Last night, we got a lot of snow.  I didn’t go running or have Bible study or go the vet which gave me a whole night and day at home.  I’ve got some extra time to get prepare. 

I am looking forward to Christmas more than I have in a while.  The adventure of our little advent calendar is going to be fun.  Even joy in the little things like a snow day.  Hopefully, it will add a lot of meaning to our December.

How about you?  Are you making any plans to do December different? 

Monday, November 29, 2010

On To Christmas

Last week I:

Celebrated our 14th anniversary.

Celebrated my adorable great-niece Rylie’s first birthday.  Maren was so excited for her!

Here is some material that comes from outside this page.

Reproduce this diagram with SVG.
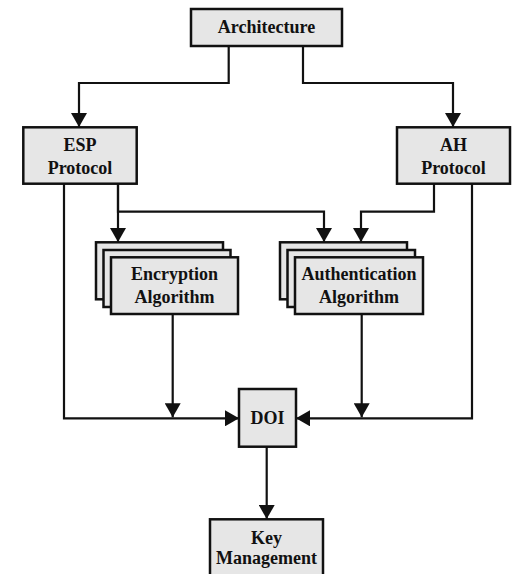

Started dreaming about eating at Old Country Buffett during my 13th hour in the kitchen.  Maren actually fell asleep on the counter we were in there so long.


ran a 5K on Thanksgiving Morning.  I missed the memo about wearing a turkey costume.

served 15 people dinner and they all tolerated it.

played a great game of Outburst.

saw a mind blowing dance routine.


served leftovers to my side of the family on Saturday.

went to Bentleyville with the family and my parents and my nieces and nephews.





was thankful Annie didn’t call Santa a fake to his face.

worked on a school project.

had an adult dinner with our small group.

collapsed into bed and tried to psyche myself up to move on to Christmas.